Data Portability: Shortcomings of Containers and PaaS

Data Portability: Shortcomings of Containers and PaaS

Support for portable and resilient data volumes is a missing piece of the puzzle for Docker, writes Luke Marsden of ClusterHQ. Why should the heart of most applications live outside the platform?

Luke Marsden is the founder and CTO of ClusterHQ. Prior to this, he co-founded Digital Crocus and was an engineer at TweetDeck Inc.

Support for portable and resilient data volumes is a missing piece of the puzzle for Docker, and a significant challenge for PaaS offerings as a whole. Why should the heart of most applications live outside the platform?

By bringing data volumes back into the center of the application architecture, more and more workloads will be able to take advantage of the portability Linux containers provide.

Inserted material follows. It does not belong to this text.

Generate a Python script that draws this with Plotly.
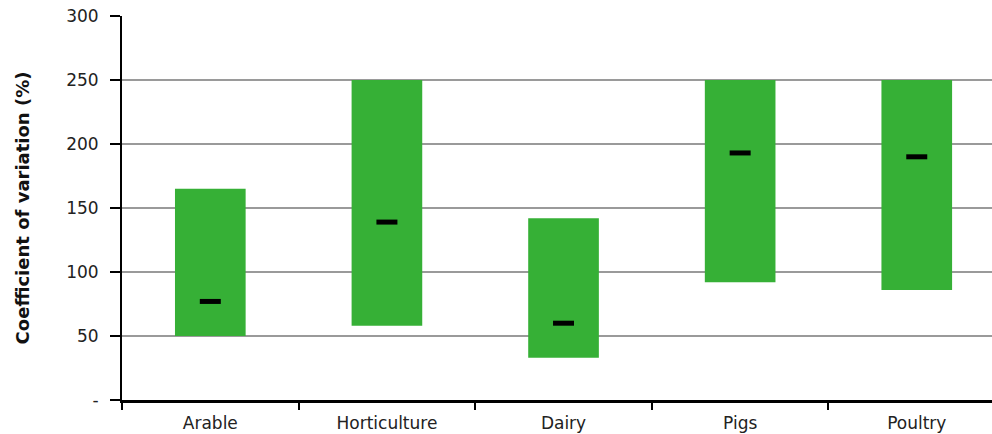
import plotly.graph_objects as go

# Farm types and the spread of their coefficient of variation (%)
categories = ["Arable", "Horticulture", "Dairy", "Pigs", "Poultry"]
range_low = [50, 58, 33, 92, 86]
range_high = [165, 250, 142, 250, 250]
median = [77, 139, 60, 193, 190]

y_tickvals = [0, 50, 100, 150, 200, 250, 300]
y_ticktext = ["-", "50", "100", "150", "200", "250", "300"]
grid_vals = [50, 100, 150, 200, 250]

GREEN = "#36b036"
FONT = "DejaVu Sans, Verdana, sans-serif"

fig = go.Figure()

# Floating range bars: base at the low value, height up to the high value
fig.add_trace(go.Bar(
    x=categories,
    base=range_low,
    y=[h - l for h, l in zip(range_high, range_low)],
    width=0.4,
    marker=dict(color=GREEN, line=dict(width=0)),
    showlegend=False,
    hoverinfo="skip",
))

# Median markers as short thick dashes
fig.add_trace(go.Scatter(
    x=categories,
    y=median,
    mode="markers",
    marker=dict(symbol="line-ew", size=15, color="black",
                line=dict(color="black", width=5)),
    showlegend=False,
    hoverinfo="skip",
))

fig.update_layout(
    width=992,
    height=434,
    margin=dict(l=122, r=0, t=16, b=34),
    paper_bgcolor="white",
    plot_bgcolor="white",
    font=dict(family=FONT, size=17, color="#222222"),
    bargap=0.6,
)

fig.update_xaxes(
    type="category",
    range=[-0.5, 4.426],
    showgrid=False,
    showline=True,
    linecolor="black",
    linewidth=2.5,
    ticks="outside",
    tickson="boundaries",
    ticklen=7,
    tickwidth=1.5,
    tickcolor="black",
    ticklabelstandoff=6,
    tickfont=dict(family=FONT, size=17, color="#222222"),
    zeroline=False,
)

fig.update_yaxes(
    range=[0, 300],
    tickmode="array",
    tickvals=y_tickvals,
    ticktext=y_ticktext,
    showgrid=False,
    zeroline=False,
    showline=True,
    linecolor="black",
    linewidth=2,
    ticks="outside",
    ticklen=10,
    tickwidth=1.5,
    tickcolor="black",
    ticklabelstandoff=8,
    tickfont=dict(family=FONT, size=17, color="#222222"),
    minor=dict(
        tickmode="array",
        tickvals=grid_vals,
        showgrid=True,
        gridcolor="#9a9a9a",
        gridwidth=1.5,
        ticks="",
    ),
    title=dict(
        text="<b>Coefficient of variation (%)</b>",
        font=dict(family=FONT, size=18, color="#111111"),
        standoff=32,
    ),
)

fig.write_html("out.html")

To do this a production-grade solution would need to do the following:

  • Enable applications and their data services to automatically scale (with disk, network, CPU load, etc.)
  • Eliminate single points of failure in our architectures, even where those single points of failure are whole data centers or cloud providers
  • Reduce total cost of ownership and reduce the complexity of the platforms we're deploying/building so we can manage them easily

Hidden inside these requirements are some really hard computer science problems. Current PaaS platforms and container frameworks don't handle these requirements very well. In particular, the current approach to both PaaS and containers is to punt the hard problem of data management out to "services," which either ends up tying us into a specific cloud provider, or forces the data services to get managed orthogonally to the stateless application tier in an old-fashioned way. What's more, having different data services in test, dev and production means that we violate the principle that we're working hard to establish: real consistency of execution environments across test, dev and production.

In practice, the application (as in a distributed application, across multiple containers, across multiple hosts) should include its dependent data services, because they are an integral part of their execution environment. The status quo — with data services in one silo and the scalable app tier in another — is a radically sub-optimal solution.

It's possible to develop something more like Google's data management layer (which includes the concept of a number of replicas) which we believe should become embedded firmly within our container platforms ("orchestration frameworks"), in order to capture both the stateful data tier (left) and the stateless app tiers (right) in our applications.

What we have vs. what we need

Docker_1

Green: What Docker can capture today

Green: What we believe the entire application should consist of Red: The parts that  need to be captured

Green: What we believe the entire application should consist of
Red: The parts that need to be captured

Consistently managing containers: challenge < opportunity

To deliver on the promise of infrastructure as code, and portability of entire applications we need a way of safely and consistently managing the stateful as well as the stateless components of our apps in an ops-friendly way, across dev, staging and production environments. Managing stateful and stateless containers in a consistent way simplifies operations by unifying what would otherwise be at least two systems into one.

In a cloud infrastructure world it's necessary to do this with unreliable instances and effectively ephemeral "local" storage EBS volumes have a failure rate which, at scale, you have to plan for. Shared storage, e.g. NFS, doesn't work well in the cloud and introduces a single point of failure.

We should be able to treat our data in the same way we treat our code: cheaply tag and branch it, and pull and push it around among locations. This allows us to become more our agile with our data.

Managing containers with persistent state is a significant problem, and one that must be solved for Docker to scale and the full promise of containerization to be realized. Containerized databases are not suitable for production workloads without solutions for data migration, cloning and failover. Developing these solutions presents some of the greatest challenges, and opportunities, in the Docker ecosystem and the PaaS market today.